Voorzieningenregeling voor militaire oorlogs- en dienstslachtoffers

Hoofdstuk 1. Begripsomschrijvingen
Artikel 1
In deze regeling wordt verstaan onder:
a.
betrokkene:de beroepsmilitair, de gewezen beroepsmilitair, de dienstplichtige militair, de gewezen dienstplichtige, alsmede de reservist en de gewezen reservist die ten gevolge van invaliditeit aantoonbare beperkingen ondervindt;
b.
invaliditeit:de invaliditeit met dienstverband, bedoeld in artikel 2, derde lid, van het Besluit aanvullende arbeidsongeschiktheids- en invaliditeitsvoorzieningenmilitairen, ook indien sprake is van een invaliditeit van minder dan 10%;
c.
voorziening: het middel dat direct dan wel indirect de nadelige gevolgen van de beperkingen die de betrokkene ten gevolge van zijn invaliditeit ondervindt, opheft of vermindert dan wel voorziet in een financiële tegemoetkoming in of een financiële vergoeding van de kosten die daarvan een gevolg zijn;
d.
kosten:de kosten die de betrokkene in verband met invaliditeit noodzakelijkerwijs moet maken en zonder invaliditeit niet of niet in dezelfde mate gemaakt zouden worden;
e.
financiële tegemoetkoming:een gedeeltelijke vergoeding van de kosten van een voorziening;
f.
financiële vergoeding: een volledige vergoeding van de kosten van een voorziening;
g.
begeleider:degene die de betrokkene begeleidt, omdat de toestand van de betrokkene begeleiding nodig maakt.
Hoofdstuk 2. Voorzieningenpakket
Artikel 2
Voorzieningen worden verleend in de vorm van:
a. leefvoorzieningen als bedoeld in hoofdstuk 3;
(…)
b. werkvoorzieningen als bedoeld in hoofdstuk 4;
c. voorzieningen ter zake van de kosten van geneeskundige verzorging als bedoeld in hoofdstuk 4a;
d. bijzondere voorzieningen als bedoeld in hoofdstuk 5.
Artikel 3
Een voorziening als bedoeld in artikel 2 wordt slechts verleend indien:
a. de verstrekking daarvan in verband met de aanwezige invaliditeit om medische dan welsociaal-medische redenen aangewezen is;
b. deze in overwegende mate op het individu gericht is;
c. deze voor langere tijd noodzakelijk is;
d. deze voor de betrokkene niet algemeen gebruikelijk is;
e. deze door betrokkene vooraf is aangevraagd.
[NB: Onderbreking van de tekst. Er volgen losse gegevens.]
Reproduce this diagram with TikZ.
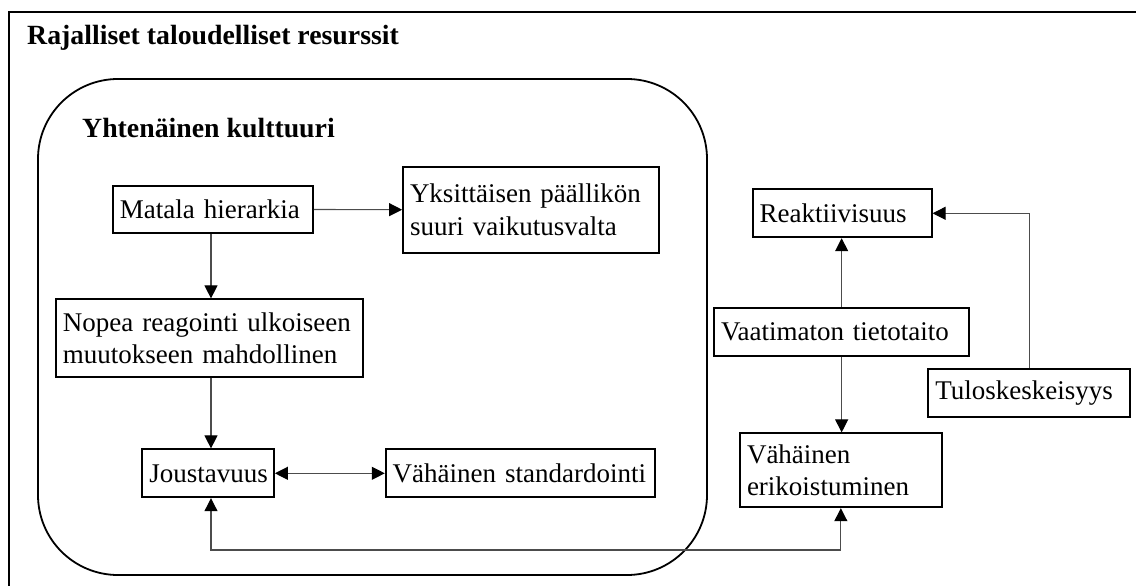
\documentclass[tikz,border=0pt]{standalone}
\usepackage{fontspec}
\setmainfont{Liberation Serif}
\usetikzlibrary{arrows.meta}

\newcommand{\bodyfont}{\fontsize{27}{32.5}\selectfont}
\newcommand{\headfont}{\fontsize{27.8}{33}\selectfont\bfseries}

\tikzset{
  tip/.tip={Triangle[length=13pt,width=13pt,color=black]},
  box/.style={draw, line width=1.8pt, rectangle, inner xsep=7pt, inner ysep=0pt,
              align=left, font=\bodyfont},
  conn/.style={line width=1.1pt, draw=black!70, -tip},
  conn2/.style={line width=1.1pt, draw=black!70, tip-tip},
  frame/.style={line width=2pt},
  culture/.style={line width=1.8pt, rounded corners=80pt},
  heading/.style={anchor=base west, inner sep=0pt, font=\headfont}
}

\begin{document}
\begin{tikzpicture}[x=1pt, y=-1pt]
  \useasboundingbox (0,0) rectangle (1136,586);

  % outer frame: limited financial resources
  \draw[frame] (9,586) -- (9,12) -- (1136,12);
  \node[heading] (title) at (27,45) {Rajalliset taloudelliset resurssit};

  % uniform culture region
  \draw[culture] (38,79) rectangle (707,575);
  \node[heading] (culturetitle) at (82,137) {Yhtenäinen kulttuuri};

  % boxes
  \node[box, minimum width=200.3pt, minimum height=47pt, text width=186pt]
    (matala) at (212.85,209.5) {Matala hierarkia};
  \node[box, minimum width=256pt, minimum height=86pt, text width=242pt]
    (yks) at (531,209.7) {Yksittäisen päällikön\\suuri vaikutusvalta};
  \node[box, minimum width=307.3pt, minimum height=77.7pt, text width=293pt]
    (nopea) at (209.35,338.15) {Nopea reagointi ulkoiseen\\muutokseen mahdollinen};
  \node[box, minimum width=131.7pt, minimum height=48pt, text width=117.7pt]
    (jousta) at (208.15,473.3) {Joustavuus};
  \node[box, minimum width=269.3pt, minimum height=48pt, text width=255.3pt]
    (vstd) at (520.35,473.3) {Vähäinen standardointi};
  \node[box, minimum width=179pt, minimum height=48pt, text width=165pt]
    (reak) at (842.2,213.3) {Reaktiivisuus};
  \node[box, minimum width=255.3pt, minimum height=48pt, text width=241.3pt]
    (vaat) at (841.65,331.7) {Vaatimaton tietotaito};
  \node[box, minimum width=201.7pt, minimum height=48pt, text width=187.7pt]
    (tulos) at (1029.15,393.3) {Tuloskeskeisyys};
  \node[box, minimum width=201.7pt, minimum height=74pt, text width=187.7pt]
    (verik) at (840.85,470.3) {Vähäinen\\erikoistuminen};

  % helper coordinates for the routing
  \coordinate (col) at (211,0);
  \coordinate (loopy) at (0,550);

  % connectors
  \draw[conn] (matala.east) -- (yks.west);
  \draw[conn] (matala.south -| col) -- (nopea.north -| col);
  \draw[conn] (nopea.south -| col) -- (jousta.north -| col);
  \draw[conn2] (jousta.east) -- (vstd.west);
  \draw[conn2] (jousta.south -| col) -- (col |- loopy) -| (verik.south);
  \draw[conn] (vaat.north) -- (vaat.north |- reak.south);
  \draw[conn] (vaat.south) -- (vaat.south |- verik.north);
  \draw[conn] (tulos.north) |- (reak.east);
\end{tikzpicture}
\end{document}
Ambtshalve toekenning kan plaatsvinden indien tijdens een medisch onderzoek in verband met de invaliditeit van betrokkenede medische noodzaak komt vast te staan;
f. deze de meest goedkope adequate is. De verstrekking kan hierdoor afwijken van de aangevraagde voorziening.

Regeling dienstverbandaanspraken geneeskundige verzorging

Artikel 1
De niet in werkelijke dienst verblijvende militair of de gewezen militair bedoeld in artikel 104 van het Algemeen militair ambtenarenreglement kan zijn in dat artikel bedoelde aanspraak uitsluitend geldend maken indien:
a. hij in voldoende mate is verzekerd tegen ziektekosten;
b. de kosten van geneeskundige verzorging ter zake van de ziekte of het gebrek waarvoor verband is aangenomen met de uitoefening van de militaire dienst niet door zijn verzekering zijn gedekt.